How is he on Bergson? I met someone in Tokyo last year and we got onto the subject of Henri Bergson and it turns out he's taught in schools in Japan, part of the syllabus in fact. Largely ignored in the UK as far as I can ascertain.

I've read De Landa on Deleuze in Intensive Science and Virtual Philosophy, wherein he discusses ATP, Anti-Oedipus and What is Philosophy, but he doesn't mention Bergsonism.
 

tryptych

waiting for a time
I haven't seen "The Power of Nightmares", but does the recent bombing of London have any implications for what people have argued in this thread, about the lack of terror threat in Britain.

Nick Cohen argues that it does in the Guardian this weekend:
http://www.guardian.co.uk/attackonlondon/comment/story/0,16141,1525261,00.html

"All kinds of hypocrisy remained unchallenged. In my world of liberal London, social success at the dinner table belonged to the man who could simultaneously maintain that we've got it coming but that nothing was going to come; that indiscriminate murder would be Tony Blair's fault but there wouldn't be indiscriminate murder because 'the threat' was a phantom menace invented by Blair to scare the cowed electorate into supporting him.

I'd say the 'power of nightmares' side of that oxymoronic argument is too bloodied to be worth discussing this weekend and it's better to stick with the wider delusion."
 

henrymiller

Well-known member
cohen is right. i don't agree with everything he says, but the power of nightmares argument that, because it isn't as tightly drilled as SMERSH, al-qaeda doesn't exist, was always dubious. (also bizarre: why latch on to strauss?) quite clearly there is a terrorist threat, and while the doc provided some brilliant insights, its general claims about the politicians' need for power underpinning the new security scenario were plain wrongheaded.
 

Grievous Angel

Beast of Burden
There's a threat, and always was, but never the kind or scale of threat posited by, in particular, American politicians. Refer back to the invented islamist terrorists in the states which the documentary covered so well.

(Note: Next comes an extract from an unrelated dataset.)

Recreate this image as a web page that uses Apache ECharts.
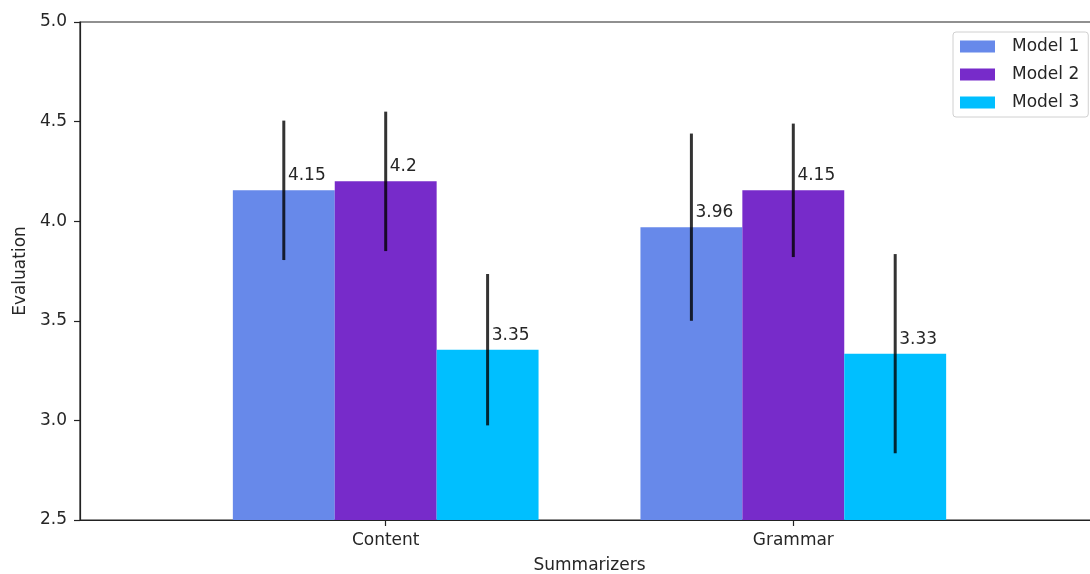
<!DOCTYPE html>
<html>
<head>
<meta charset="utf-8">
<script src="https://cdn.jsdelivr.net/npm/echarts@6/dist/echarts.min.js"></script>
<style>
html,body{margin:0;padding:0;background:#fff;}
#chart{width:1090px;height:574px;}
</style>
</head>
<body>
<div id="chart"></div>
<script>
// ---- data ----
const categories = ['Content', 'Grammar'];
const seriesNames = ['Model 1', 'Model 2', 'Model 3'];
const model1 = [4.155, 3.97];
const model2 = [4.2, 4.155];
const model3 = [3.355, 3.335];
const model1Labels = ['4.15', '3.96'];
const model2Labels = ['4.2', '4.15'];
const model3Labels = ['3.35', '3.33'];
const model1Err = [0.35, 0.47];
const model2Err = [0.35, 0.335];
const model3Err = [0.38, 0.50];
const yTicks = [2.5, 3.0, 3.5, 4.0, 4.5, 5.0];

// ---- styling ----
const colors = ['#6789ea', '#772bca', '#00bfff'];
const offsets = [-0.25, 0, 0.25];
const BAR_W = 0.25;
const Y_MIN = 2.5, Y_MAX = 5.0;
const FONT = 'DejaVu Sans';
const TXT = '#262626';

const values = [model1, model2, model3];
const labels = [model1Labels, model2Labels, model3Labels];
const errs = [model1Err, model2Err, model3Err];

function makeRender(m) {
  return function (params, api) {
    const c = api.value(0);
    const v = api.value(1);
    const e = api.value(2);
    const xc = c + offsets[m];
    const tl = api.coord([xc - BAR_W / 2, v]);
    const br = api.coord([xc + BAR_W / 2, Y_MIN]);
    const top = api.coord([xc, v + e]);
    const bot = api.coord([xc, v - e]);
    const lab = api.coord([xc + 0.01, v + 0.05]);
    return {
      type: 'group',
      children: [
        {
          type: 'rect',
          shape: { x: tl[0], y: tl[1], width: br[0] - tl[0], height: br[1] - tl[1] },
          style: { fill: colors[m] }
        },
        {
          type: 'line',
          shape: { x1: top[0], y1: top[1], x2: bot[0], y2: bot[1] },
          style: { stroke: 'rgba(0,0,0,0.8)', lineWidth: 3 }
        },
        {
          type: 'text',
          style: {
            text: labels[m][params.dataIndex],
            x: lab[0], y: lab[1] + 4,
            fontSize: 17, fontFamily: FONT, fill: TXT,
            align: 'left', verticalAlign: 'bottom'
          }
        }
      ]
    };
  };
}

const series = seriesNames.map((name, m) => ({
  name: name,
  type: 'custom',
  renderItem: makeRender(m),
  itemStyle: { color: colors[m] },
  encode: { x: 0, y: 1 },
  clip: false,
  data: categories.map((c, i) => [i, values[m][i], errs[m][i]])
}));

const chart = echarts.init(document.getElementById('chart'), null, { renderer: 'canvas' });
chart.setOption({
  animation: false,
  backgroundColor: '#fff',
  textStyle: { fontFamily: FONT },
  grid: {
    left: 80, top: 22, right: -9, bottom: 54,
    containLabel: false,
    outerBoundsMode: 'none',
    show: true, borderColor: '#222', borderWidth: 1.2, backgroundColor: 'transparent'
  },
  legend: {
    data: seriesNames,
    orient: 'vertical',
    left: 953, top: 32,
    icon: 'rect',
    itemWidth: 35, itemHeight: 12,
    itemGap: 11,
    padding: [6, 9, 6, 7],
    backgroundColor: '#fff',
    borderColor: '#d0d0d0', borderWidth: 1, borderRadius: 3,
    textStyle: { fontSize: 17, fontFamily: FONT, color: TXT, padding: [0, 0, 0, 12] }
  },
  xAxis: {
    type: 'value',
    min: -0.75, max: 1.75,
    name: 'Summarizers',
    nameLocation: 'middle',
    nameGap: 37,
    nameTextStyle: { fontSize: 17, fontFamily: FONT, color: TXT },
    splitLine: { show: false },
    axisLine: { show: true, onZero: false, lineStyle: { color: '#222', width: 1.2 } },
    axisTick: { show: true, length: 6, customValues: [0, 1], lineStyle: { color: '#222', width: 1.2 } },
    axisLabel: {
      customValues: [0, 1],
      margin: 12,
      fontSize: 17, fontFamily: FONT, color: TXT,
      formatter: v => categories[Math.round(v)]
    }
  },
  yAxis: {
    type: 'value',
    min: Y_MIN, max: Y_MAX, interval: 0.5,
    name: 'Evaluation',
    nameLocation: 'middle',
    nameGap: 50,
    nameRotate: 90,
    nameTextStyle: { fontSize: 17, fontFamily: FONT, color: TXT },
    splitLine: { show: false },
    axisLine: { show: true, onZero: false, lineStyle: { color: '#222', width: 1.2 } },
    axisTick: { show: true, length: 6, customValues: yTicks, lineStyle: { color: '#222', width: 1.2 } },
    axisLabel: {
      customValues: yTicks,
      margin: 13,
      fontSize: 17, fontFamily: FONT, color: TXT,
      formatter: v => v.toFixed(1)
    }
  },
  series: series
});
</script>
</body>
</html>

There's a connection between our illegal occupation of Iraq, and our being a target, but we would probably have been a target anyway (being the junior partner to Amerikkka and all that).

The doc didn't say "al quaeda doesn't exist", it said it doesn't exist in the way politicans (continue to) say it exists, as a discrete organisation.

And so on and so forth. The fact that the terrorist threat manifested itself does not mean that politicians do not exaggerate and distort that threat in specific and self-serving ways. Nor does focusing on "the enemy within" actually help to reduce the terrorist threat: ultra-islamist nutters would have got nowhere with recruiting cannon fodder without the gobsmackingly stupid and self-damaging blunders of the west in Palestine, Iraq anbd elsewhere.
 

henrymiller

Well-known member
i dunno how palestine gets dragged into this, really. i agree about US politicians, but i don't think the british government has overstated the terrorist threat that much, and i never got the impression AQ was as tightly organized as the IRA from them. it is deadly surely *because* it's decentralized and out of control.
 

Grievous Angel

Beast of Burden
henrymiller said:
i dunno how palestine gets dragged into this, really.
Because it's an issue that angers the entire muslim world, rightly, and is the number one reason why they can recruit cannon fodder so easily, especially from nice integrated middle class muslim families who don't look like terrorists.
 

henrymiller

Well-known member
plenty of people all over hampstead are angered, 'rightly', by palestine too, but there's a fatal lack of clarity in what you're saying: i'm thinking people driven to bomb buses in london by the situation (highly dubious proposition) are likely also to be against the very idea of israel in the first place, which takes us into a different place. but where does the 'rightly' come from? what are you affirming here?